While the corresponding Part II in Hyle 11.1, focuses on ethical issues of nanotechnology, the present Techné collection consists of papers that combine theoretical with practical reasoning. The first two contributions each point out that epistemological issues of nanotechnology are related to ethical issues. The third paper transfers concepts of the public negotiation of truth to the public negotiation of what is worth funding in nanotechnology. The forth suggests a philosophical research agenda that integrates theoretical and practical issues of nanotechnology.

With reference to Kant's distinction between phenomena and noumena, Alfred Nordmann argues that some areas of nanotechnology are noumenal technologies in the sense that their products resist our capacities of experience, imagination, and causal representation. Contrary to the ambition of mastering nature, products of noumenal technologies appear similar to brute nature by provoking a mixture of awe and abhorrence. He concludes that, because the gap between our manufacturing and representational capacities raises ethical concerns, all the educational efforts to make the nanoscale imaginable bear an ethical dimension.

In his epistemological analysis of scanning electron microscopy (SEM), Joseph Pitt argues that SEM plots, although they convey exact information, should not be called images because they are not exact representations of reality. The talk of images invokes the metaphor of plain seeing, which is misleading in many ways. Not only does it suggests naive epistemological realism and an incorrect view of our knowledge of the nanoscale, it also misinforms ethical considerations that are based on the view of our knowledge.
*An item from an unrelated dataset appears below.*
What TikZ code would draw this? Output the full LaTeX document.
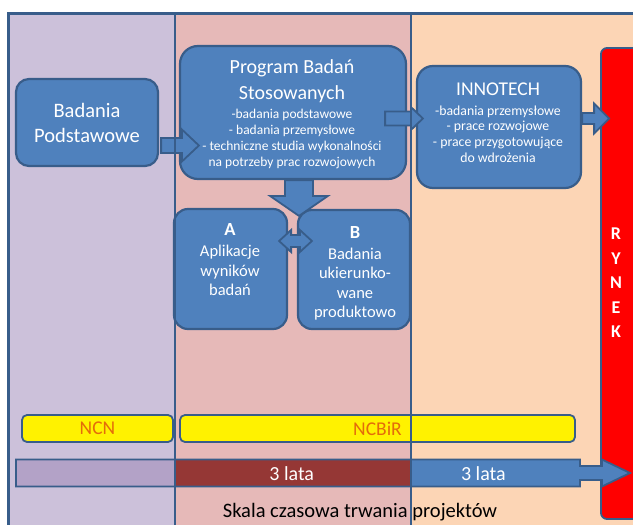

In his case study on a Danish research group that moved from surface science to nanotechnology, Arne Hessenbruch analyses the interfaces between science and the public. Unlike former science studies that have focused on epistemological issues, his focus is on emotions, like pleasure and exhilaration, which are conveyed by newspaper articles, high gloss magazines, movies, and even research papers for the intrascientific public. He argues these emotions play an important role in the struggle for funding and are a driving factor for the current nano hype.

Drawing on the work of the Dutch philosopher Herman Dooyeweerd, Marc de Vries develops a comprehensive philosophical research agenda for nanotechnology. Rather than taking nanotechnology as a complex whole, he distinguishes between fifteen aspects, including physical, biotic, psychological, social, economic, ethical, and religious aspects. For each of these aspects he discusses particular issues and how they could be related to each other on a more general level.

Finally, we hope that our experiment of jointly editing a special issue will become a model in the future whenever a topic concerns readers of more than one journal. Again, readers of Techné are encouraged to read the corresponding Part II of Nanotech Challenges in Hyle 11.1, and vice versa.